"Caos sobre uso de agrotóxicos deve-se ao Poder Público."

por Paulo Afonso Brum Vaz

A limitação de uso do herbicida glifosato, contra-indicado pelos órgãos governamentais competentes, para aplicação posterior ao nascimento da planta, cria um impasse de difícil solução para o governo. Segundo dispõe a Lei nº 7.802/89, um agrotóxico somente pode ser usado conforme as recomendações contidas no seu registro, ato que depende da anuência dos Ministérios da Saúde, Meio Ambiente e Agricultura. O glifosato (Roundup Ready) tem seu registro limitado ao uso pré-emergente, ou seja, anterior ao nascimento da planta, e, portanto, não pode ser usado na fase pós-emergente (depois do nascimento da planta).

A soja transgênica, de plantio liberado pela MP nº 131/03, é uma modalidade de cultivar resistente ao glifosato, um herbicida de amplo espectro (um “mata-tudo”), mas sensível aos efeitos de outros herbicidas. Assim, a proibição do glifosato, que também é produzido pela Monsanto, torna inviável a plantação transgênica.
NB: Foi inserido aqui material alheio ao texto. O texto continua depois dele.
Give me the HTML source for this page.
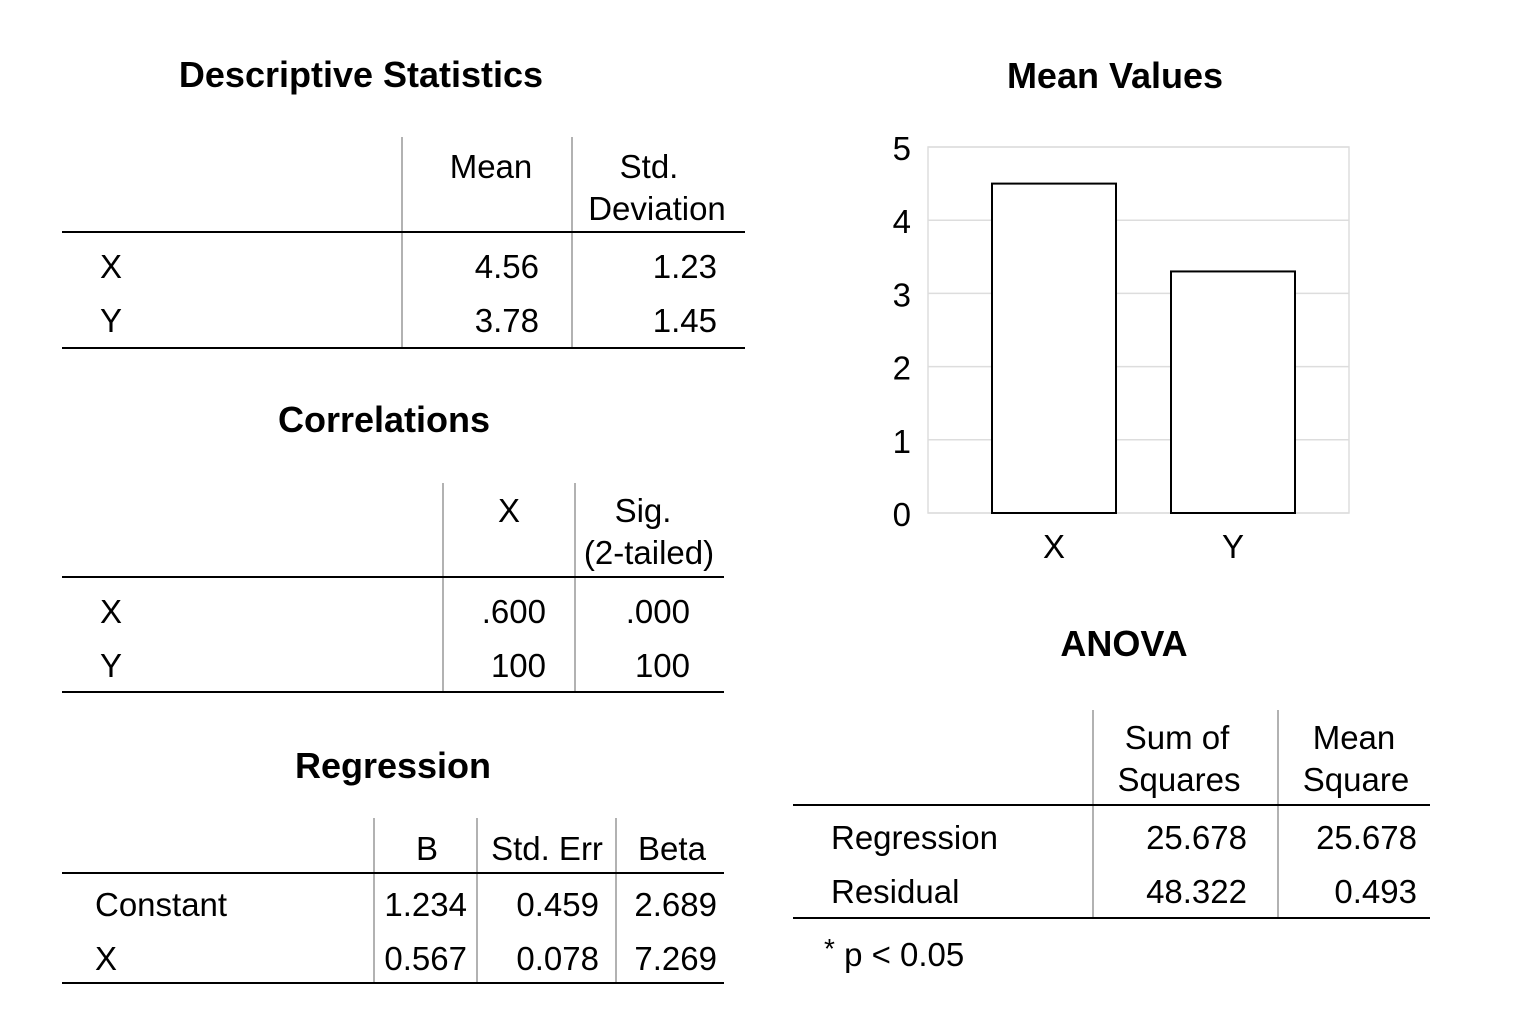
<!DOCTYPE html>
<html><head><meta charset="utf-8"><style>
html,body{margin:0;padding:0;background:#fff;}
svg{display:block;font-family:"Liberation Sans",Arial,sans-serif;}
.t{font-size:33px;fill:#000;}
.h{font-size:36px;font-weight:bold;fill:#000;}
.ln{stroke:#000;stroke-width:2;}
.vl{stroke:#999;stroke-width:1.5;}
</style></head><body>
<svg id="page" width="1536" height="1024" viewBox="0 0 1536 1024">
<g>
<text class="h" x="361" y="87" text-anchor="middle">Descriptive Statistics</text>
<line class="vl" x1="402" y1="137" x2="402" y2="348"/><line class="vl" x1="572" y1="137" x2="572" y2="348"/>
<line class="ln" x1="62" y1="232" x2="745" y2="232"/><line class="ln" x1="62" y1="348" x2="745" y2="348"/>
<text class="t" x="491" y="178" text-anchor="middle">Mean</text>
<text class="t" x="649" y="178" text-anchor="middle">Std.</text>
<text class="t" x="657" y="220" text-anchor="middle">Deviation</text>
<text class="t" x="100" y="278">X</text><text class="t" x="100" y="332">Y</text>
<text class="t" x="539" y="278" text-anchor="end">4.56</text><text class="t" x="717" y="278" text-anchor="end">1.23</text>
<text class="t" x="539" y="332" text-anchor="end">3.78</text><text class="t" x="717" y="332" text-anchor="end">1.45</text>
</g>
<g>
<text class="h" x="384" y="432" text-anchor="middle">Correlations</text>
<line class="vl" x1="443" y1="483" x2="443" y2="692"/><line class="vl" x1="575" y1="483" x2="575" y2="692"/>
<line class="ln" x1="62" y1="577" x2="724" y2="577"/><line class="ln" x1="62" y1="692" x2="724" y2="692"/>
<text class="t" x="509" y="522" text-anchor="middle">X</text>
<text class="t" x="643" y="522" text-anchor="middle">Sig.</text>
<text class="t" x="649" y="564" text-anchor="middle">(2-tailed)</text>
<text class="t" x="100" y="623">X</text><text class="t" x="100" y="677">Y</text>
<text class="t" x="546" y="623" text-anchor="end">.600</text><text class="t" x="690" y="623" text-anchor="end">.000</text>
<text class="t" x="546" y="677" text-anchor="end">100</text><text class="t" x="690" y="677" text-anchor="end">100</text>
</g>
<g>
<text class="h" x="393" y="778" text-anchor="middle">Regression</text>
<line class="vl" x1="374" y1="818" x2="374" y2="982"/><line class="vl" x1="477" y1="818" x2="477" y2="982"/><line class="vl" x1="616" y1="818" x2="616" y2="982"/>
<line class="ln" x1="62" y1="873" x2="724" y2="873"/><line class="ln" x1="62" y1="983" x2="724" y2="983"/>
<text class="t" x="427" y="860" text-anchor="middle">B</text>
<text class="t" x="547" y="860" text-anchor="middle">Std. Err</text>
<text class="t" x="672" y="860" text-anchor="middle">Beta</text>
<text class="t" x="95" y="916">Constant</text><text class="t" x="95" y="970">X</text>
<text class="t" x="467" y="916" text-anchor="end">1.234</text><text class="t" x="599" y="916" text-anchor="end">0.459</text><text class="t" x="717" y="916" text-anchor="end">2.689</text>
<text class="t" x="467" y="970" text-anchor="end">0.567</text><text class="t" x="599" y="970" text-anchor="end">0.078</text><text class="t" x="717" y="970" text-anchor="end">7.269</text>
</g>
<g>
<text class="h" x="1124" y="656" text-anchor="middle">ANOVA</text>
<line class="vl" x1="1093" y1="710" x2="1093" y2="917"/><line class="vl" x1="1278" y1="710" x2="1278" y2="917"/>
<line class="ln" x1="793" y1="805" x2="1430" y2="805"/><line class="ln" x1="793" y1="918" x2="1430" y2="918"/>
<text class="t" x="1177" y="749" text-anchor="middle">Sum of</text>
<text class="t" x="1179" y="791" text-anchor="middle">Squares</text>
<text class="t" x="1354" y="749" text-anchor="middle">Mean</text>
<text class="t" x="1356" y="791" text-anchor="middle">Square</text>
<text class="t" x="831" y="849">Regression</text><text class="t" x="831" y="903">Residual</text>
<text class="t" x="1247" y="849" text-anchor="end">25.678</text><text class="t" x="1417" y="849" text-anchor="end">25.678</text>
<text class="t" x="1247" y="903" text-anchor="end">48.322</text><text class="t" x="1417" y="903" text-anchor="end">0.493</text>
<text class="t" x="824" y="966"><tspan font-size="28" dy="-8">*</tspan><tspan dy="8"> p &lt; 0.05</tspan></text>
</g>
<text class="h" x="1115" y="88" text-anchor="middle">Mean Values</text>
<g id="chart"></g>
</svg>
<script>
const categories = ["X", "Y"];
const meanValues = [4.5, 3.3];
const yTicks = [0, 1, 2, 3, 4, 5];
const NS = "http://www.w3.org/2000/svg";
const chartG = document.getElementById("chart");
const plotLeft = 928, plotRight = 1349, plotTop = 147, plotBottom = 513, yMax = 5;
const innerPad = 126, catStep = 179;
function yScale(v){ return plotBottom - (v / yMax) * (plotBottom - plotTop); }
function xCenter(i){ return plotLeft + innerPad + i * catStep; }
const barW = 124;
function mk(tag, attrs){ const e = document.createElementNS(NS, tag); for (const k in attrs) e.setAttribute(k, attrs[k]); chartG.appendChild(e); return e; }
const frame = mk("rect", {x: plotLeft, y: plotTop, width: plotRight - plotLeft, height: plotBottom - plotTop, fill: "none", stroke: "#ddd", "stroke-width": 1.5});


yTicks.forEach(t => {
  const l = mk("line", {x1: plotLeft, x2: plotRight, y1: yScale(t), y2: yScale(t), stroke: "#ddd", "stroke-width": 1.5});
  
  
  const tx = mk("text", {x: 911, y: yScale(t) + 13, "text-anchor": "end", class: "t"});
  tx.textContent = t;
  
  
});
categories.forEach((c, i) => {
  const cx = xCenter(i);
  const r = mk("rect", {x: cx - barW / 2, y: yScale(meanValues[i]), width: barW, height: plotBottom - yScale(meanValues[i]), fill: "#fff", stroke: "#000", "stroke-width": 2});
  
  
  const tx = mk("text", {x: cx, y: 558, "text-anchor": "middle", class: "t"});
  tx.textContent = c;
  
  
});
</script>
</body></html>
Aplicar agrotóxico em desacordo com as exigências estabelecidas na legislação pertinente é crime punido com a pena de reclusão de 2 a 4 anos, e multa, nos termos do art. 15 da Lei nº 7.802/89. Portanto, o uso do glifosato diretamente na planta transgênica, contrariando as limitações do registro do produto, poderá trazer sérios problemas para os agricultores, na órbita penal.

Esta advertência exige do Poder Executivo maior atenção e cautela no trato da matéria. Por sua vez, a Monsanto, que detém a patente das sementes transgênicas, agiu açodadamente em tê-las disponibilizado para comercialização, conhecedora que era das limitações do registro e estando pendente de exame autorização de uso menos restrito. Os agricultores, de sua parte, agiram de forma imprevidente, sujeitando-se ao risco de não poderem usar o indispensável agrotóxico.

Espera-se que a solução para o impasse não torne a violar os princípios da precaução e do desenvolvimento sustentável, que norteiam o processo de controle fitossanitário de agrotóxicos, como parece ter ocorrido com a edição da MP 131/03, colocando em risco a saúde pública e o meio ambiente. O governo do Estado já anuncia que não tem condições de fiscalizar o uso do agrotóxico, por falta de recursos humanos. Aliás, isto não é novidade.

O caos que se instalou quanto ao uso indiscriminado de agrotóxicos — inclusive de produtos proibidos no país e contrabandeados de outros países do Mercosul — deve-se exatamente à omissão do Poder Público em cumprir sua função constitucional de coibir as atividades nocivas ao meio ambiente e à saúde pública.